**EXERCISE AIM:** Look through the lines below and extract any with the word "chart".

**RECORDS FOR THE TASK:**

____

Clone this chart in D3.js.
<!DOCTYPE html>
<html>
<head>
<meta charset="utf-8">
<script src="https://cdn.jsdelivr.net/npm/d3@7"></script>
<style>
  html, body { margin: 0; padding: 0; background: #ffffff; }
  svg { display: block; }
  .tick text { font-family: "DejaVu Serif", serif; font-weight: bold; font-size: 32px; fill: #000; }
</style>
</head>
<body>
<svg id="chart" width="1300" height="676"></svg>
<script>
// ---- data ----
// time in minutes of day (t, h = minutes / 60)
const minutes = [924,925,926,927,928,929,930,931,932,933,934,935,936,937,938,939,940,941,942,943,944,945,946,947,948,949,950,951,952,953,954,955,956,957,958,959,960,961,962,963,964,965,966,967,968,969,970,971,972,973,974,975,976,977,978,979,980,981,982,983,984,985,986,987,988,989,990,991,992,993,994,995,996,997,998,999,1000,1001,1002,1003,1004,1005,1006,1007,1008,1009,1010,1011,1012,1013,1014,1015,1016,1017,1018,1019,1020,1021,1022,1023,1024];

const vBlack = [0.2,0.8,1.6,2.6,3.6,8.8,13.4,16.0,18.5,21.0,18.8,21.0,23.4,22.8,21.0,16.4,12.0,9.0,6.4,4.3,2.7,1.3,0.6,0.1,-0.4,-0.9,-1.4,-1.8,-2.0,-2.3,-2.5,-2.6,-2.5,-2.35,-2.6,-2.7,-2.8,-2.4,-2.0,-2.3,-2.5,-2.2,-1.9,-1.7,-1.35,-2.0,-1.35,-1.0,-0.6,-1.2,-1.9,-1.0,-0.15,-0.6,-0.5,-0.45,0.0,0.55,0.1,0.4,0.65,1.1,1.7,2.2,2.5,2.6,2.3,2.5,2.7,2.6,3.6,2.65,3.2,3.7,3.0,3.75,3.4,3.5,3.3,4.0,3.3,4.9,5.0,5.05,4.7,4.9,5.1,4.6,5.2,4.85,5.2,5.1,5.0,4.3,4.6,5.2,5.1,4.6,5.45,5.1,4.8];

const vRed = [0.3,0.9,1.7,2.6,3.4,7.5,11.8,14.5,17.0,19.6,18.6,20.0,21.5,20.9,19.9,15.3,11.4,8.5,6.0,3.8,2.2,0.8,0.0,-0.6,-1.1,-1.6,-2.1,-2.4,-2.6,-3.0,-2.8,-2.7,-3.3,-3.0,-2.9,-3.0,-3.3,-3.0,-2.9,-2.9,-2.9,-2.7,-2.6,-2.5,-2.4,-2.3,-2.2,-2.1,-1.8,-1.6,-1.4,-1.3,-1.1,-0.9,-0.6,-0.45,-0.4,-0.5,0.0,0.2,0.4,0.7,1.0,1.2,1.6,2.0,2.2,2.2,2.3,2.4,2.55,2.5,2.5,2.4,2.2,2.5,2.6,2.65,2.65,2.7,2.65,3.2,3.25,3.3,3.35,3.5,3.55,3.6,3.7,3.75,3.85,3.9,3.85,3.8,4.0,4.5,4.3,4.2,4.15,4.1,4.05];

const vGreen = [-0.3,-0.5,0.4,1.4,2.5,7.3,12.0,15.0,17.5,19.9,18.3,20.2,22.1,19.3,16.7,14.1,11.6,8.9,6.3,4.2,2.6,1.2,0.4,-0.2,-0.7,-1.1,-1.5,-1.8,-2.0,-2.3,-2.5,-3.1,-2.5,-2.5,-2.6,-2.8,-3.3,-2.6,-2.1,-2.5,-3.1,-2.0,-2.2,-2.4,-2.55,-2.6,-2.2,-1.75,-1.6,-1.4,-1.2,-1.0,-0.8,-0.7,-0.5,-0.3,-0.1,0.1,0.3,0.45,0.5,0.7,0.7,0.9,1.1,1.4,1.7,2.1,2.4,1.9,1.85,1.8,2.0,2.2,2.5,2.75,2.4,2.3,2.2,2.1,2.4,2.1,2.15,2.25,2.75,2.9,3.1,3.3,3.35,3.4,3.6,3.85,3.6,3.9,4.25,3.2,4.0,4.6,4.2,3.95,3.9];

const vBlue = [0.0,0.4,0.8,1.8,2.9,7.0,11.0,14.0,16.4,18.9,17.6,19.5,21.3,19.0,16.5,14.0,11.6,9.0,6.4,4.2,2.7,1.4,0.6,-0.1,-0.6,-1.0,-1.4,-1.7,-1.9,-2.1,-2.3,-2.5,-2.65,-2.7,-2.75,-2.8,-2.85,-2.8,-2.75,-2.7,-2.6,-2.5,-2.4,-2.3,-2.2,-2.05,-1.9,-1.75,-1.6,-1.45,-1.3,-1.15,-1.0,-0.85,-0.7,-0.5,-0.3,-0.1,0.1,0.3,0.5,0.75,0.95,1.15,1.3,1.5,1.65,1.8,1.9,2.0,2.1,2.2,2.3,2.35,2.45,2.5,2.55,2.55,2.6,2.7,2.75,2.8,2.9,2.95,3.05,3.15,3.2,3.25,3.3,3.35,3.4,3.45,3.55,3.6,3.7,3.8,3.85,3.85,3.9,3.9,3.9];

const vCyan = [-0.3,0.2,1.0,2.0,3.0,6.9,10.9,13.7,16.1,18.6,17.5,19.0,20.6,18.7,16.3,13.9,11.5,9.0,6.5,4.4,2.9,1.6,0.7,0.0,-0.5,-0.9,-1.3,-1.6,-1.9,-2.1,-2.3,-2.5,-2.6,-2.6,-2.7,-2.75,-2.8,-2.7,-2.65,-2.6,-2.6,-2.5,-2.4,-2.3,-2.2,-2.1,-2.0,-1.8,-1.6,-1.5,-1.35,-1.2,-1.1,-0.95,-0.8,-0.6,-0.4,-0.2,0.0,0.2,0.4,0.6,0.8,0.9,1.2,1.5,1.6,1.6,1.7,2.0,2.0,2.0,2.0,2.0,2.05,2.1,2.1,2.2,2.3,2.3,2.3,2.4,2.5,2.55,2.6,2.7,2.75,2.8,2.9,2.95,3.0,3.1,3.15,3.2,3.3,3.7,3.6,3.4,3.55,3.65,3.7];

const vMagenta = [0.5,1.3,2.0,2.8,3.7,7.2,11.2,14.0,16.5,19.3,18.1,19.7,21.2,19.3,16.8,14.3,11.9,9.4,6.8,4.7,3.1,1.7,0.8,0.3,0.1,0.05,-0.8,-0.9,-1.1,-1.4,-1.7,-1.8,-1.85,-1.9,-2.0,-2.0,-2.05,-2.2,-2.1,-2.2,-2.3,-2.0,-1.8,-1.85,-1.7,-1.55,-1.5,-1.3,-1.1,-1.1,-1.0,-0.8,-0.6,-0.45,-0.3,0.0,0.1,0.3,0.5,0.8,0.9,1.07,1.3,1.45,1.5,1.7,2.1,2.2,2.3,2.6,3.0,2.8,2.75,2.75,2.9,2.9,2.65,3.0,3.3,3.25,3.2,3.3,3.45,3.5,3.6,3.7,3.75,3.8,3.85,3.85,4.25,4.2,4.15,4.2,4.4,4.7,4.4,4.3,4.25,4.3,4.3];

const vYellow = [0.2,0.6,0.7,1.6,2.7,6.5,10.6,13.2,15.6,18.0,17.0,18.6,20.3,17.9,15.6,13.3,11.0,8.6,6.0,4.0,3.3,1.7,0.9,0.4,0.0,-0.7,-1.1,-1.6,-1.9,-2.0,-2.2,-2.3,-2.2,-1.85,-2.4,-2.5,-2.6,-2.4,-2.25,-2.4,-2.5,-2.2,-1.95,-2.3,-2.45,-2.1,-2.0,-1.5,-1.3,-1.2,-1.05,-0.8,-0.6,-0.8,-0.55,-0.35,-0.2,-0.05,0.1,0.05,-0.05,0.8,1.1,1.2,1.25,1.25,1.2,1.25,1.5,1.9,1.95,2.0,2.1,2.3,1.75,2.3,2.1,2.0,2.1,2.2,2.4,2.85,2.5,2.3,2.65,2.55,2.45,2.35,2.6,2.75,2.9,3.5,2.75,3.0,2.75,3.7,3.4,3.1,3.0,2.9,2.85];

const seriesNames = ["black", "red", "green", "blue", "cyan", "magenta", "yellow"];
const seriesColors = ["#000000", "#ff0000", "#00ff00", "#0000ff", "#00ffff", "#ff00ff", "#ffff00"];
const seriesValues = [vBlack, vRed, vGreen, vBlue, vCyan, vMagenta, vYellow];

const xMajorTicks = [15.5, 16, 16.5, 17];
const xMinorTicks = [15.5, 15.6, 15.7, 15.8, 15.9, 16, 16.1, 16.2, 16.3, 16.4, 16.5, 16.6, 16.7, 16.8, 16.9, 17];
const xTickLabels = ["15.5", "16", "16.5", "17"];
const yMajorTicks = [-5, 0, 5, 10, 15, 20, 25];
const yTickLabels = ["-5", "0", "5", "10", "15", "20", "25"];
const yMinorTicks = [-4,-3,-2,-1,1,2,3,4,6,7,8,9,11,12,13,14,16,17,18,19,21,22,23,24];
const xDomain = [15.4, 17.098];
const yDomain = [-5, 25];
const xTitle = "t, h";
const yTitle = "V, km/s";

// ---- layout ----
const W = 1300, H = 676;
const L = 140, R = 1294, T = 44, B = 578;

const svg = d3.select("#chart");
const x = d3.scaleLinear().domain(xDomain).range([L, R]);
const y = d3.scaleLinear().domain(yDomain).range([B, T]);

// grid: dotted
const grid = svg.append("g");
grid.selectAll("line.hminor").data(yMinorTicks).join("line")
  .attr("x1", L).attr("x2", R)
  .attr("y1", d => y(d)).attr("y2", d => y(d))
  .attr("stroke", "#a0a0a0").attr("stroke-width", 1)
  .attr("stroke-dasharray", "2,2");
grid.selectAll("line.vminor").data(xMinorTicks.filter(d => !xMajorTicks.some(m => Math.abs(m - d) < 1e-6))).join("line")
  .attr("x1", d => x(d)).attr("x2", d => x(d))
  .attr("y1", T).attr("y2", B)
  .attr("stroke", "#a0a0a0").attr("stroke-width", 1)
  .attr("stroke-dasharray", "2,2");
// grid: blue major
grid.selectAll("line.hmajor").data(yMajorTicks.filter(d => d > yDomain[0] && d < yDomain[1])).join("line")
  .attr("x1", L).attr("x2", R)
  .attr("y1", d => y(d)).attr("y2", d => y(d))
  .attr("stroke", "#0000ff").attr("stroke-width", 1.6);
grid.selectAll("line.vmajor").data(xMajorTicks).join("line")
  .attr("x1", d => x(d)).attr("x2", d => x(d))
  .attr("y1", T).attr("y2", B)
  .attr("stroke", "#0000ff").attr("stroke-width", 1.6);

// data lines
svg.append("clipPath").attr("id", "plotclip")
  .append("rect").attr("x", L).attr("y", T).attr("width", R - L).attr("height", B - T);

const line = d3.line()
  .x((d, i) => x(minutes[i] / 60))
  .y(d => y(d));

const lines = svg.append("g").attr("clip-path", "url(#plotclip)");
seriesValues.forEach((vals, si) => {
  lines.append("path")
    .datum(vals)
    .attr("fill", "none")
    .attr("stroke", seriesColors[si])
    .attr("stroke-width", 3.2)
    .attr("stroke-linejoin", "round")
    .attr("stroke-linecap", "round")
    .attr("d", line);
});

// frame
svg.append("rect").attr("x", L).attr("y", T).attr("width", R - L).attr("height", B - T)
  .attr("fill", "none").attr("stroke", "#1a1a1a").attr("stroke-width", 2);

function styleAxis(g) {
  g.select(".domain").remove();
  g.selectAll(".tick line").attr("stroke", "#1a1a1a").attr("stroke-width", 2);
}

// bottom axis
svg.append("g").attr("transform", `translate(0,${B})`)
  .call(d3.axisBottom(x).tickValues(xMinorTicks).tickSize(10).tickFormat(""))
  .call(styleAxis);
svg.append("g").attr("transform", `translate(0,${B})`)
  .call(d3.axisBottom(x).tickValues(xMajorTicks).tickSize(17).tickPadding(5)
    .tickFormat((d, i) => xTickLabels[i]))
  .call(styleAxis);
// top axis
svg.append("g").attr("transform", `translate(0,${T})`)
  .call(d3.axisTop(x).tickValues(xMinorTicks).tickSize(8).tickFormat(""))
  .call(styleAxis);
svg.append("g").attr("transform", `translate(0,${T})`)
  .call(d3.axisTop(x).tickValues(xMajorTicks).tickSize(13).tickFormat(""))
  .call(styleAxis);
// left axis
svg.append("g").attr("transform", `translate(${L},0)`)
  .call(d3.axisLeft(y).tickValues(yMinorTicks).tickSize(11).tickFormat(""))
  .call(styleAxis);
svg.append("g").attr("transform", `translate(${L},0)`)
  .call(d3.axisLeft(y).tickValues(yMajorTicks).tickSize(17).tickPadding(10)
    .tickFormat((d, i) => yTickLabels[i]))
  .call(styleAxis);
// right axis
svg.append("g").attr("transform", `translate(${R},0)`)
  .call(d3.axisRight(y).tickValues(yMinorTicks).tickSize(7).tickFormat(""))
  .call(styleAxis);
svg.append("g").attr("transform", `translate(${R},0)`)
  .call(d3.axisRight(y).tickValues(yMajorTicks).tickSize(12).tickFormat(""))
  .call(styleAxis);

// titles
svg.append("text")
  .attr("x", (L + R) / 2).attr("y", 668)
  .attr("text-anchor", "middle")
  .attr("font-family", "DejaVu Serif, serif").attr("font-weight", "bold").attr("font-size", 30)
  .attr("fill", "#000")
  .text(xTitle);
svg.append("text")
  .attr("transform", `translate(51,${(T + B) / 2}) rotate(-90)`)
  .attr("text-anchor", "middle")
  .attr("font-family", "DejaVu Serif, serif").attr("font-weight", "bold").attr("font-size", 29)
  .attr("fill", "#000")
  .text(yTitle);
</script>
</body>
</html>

____

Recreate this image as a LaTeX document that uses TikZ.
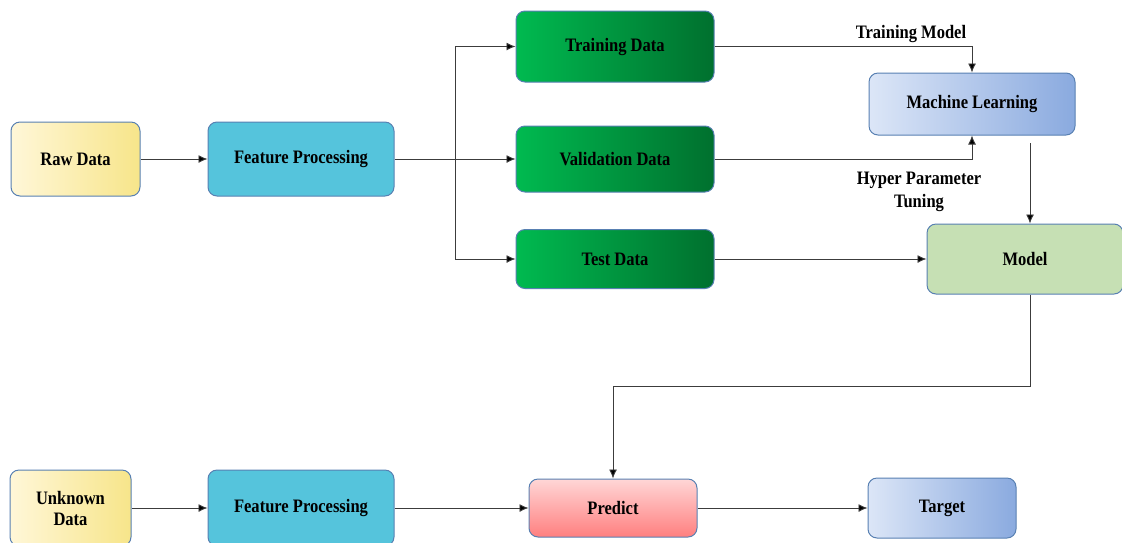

____

**FULL SOLUTION:**
Clone this chart in D3.js.
<svg id="chart" width="1300" height="676"></svg>
const svg = d3.select("#chart");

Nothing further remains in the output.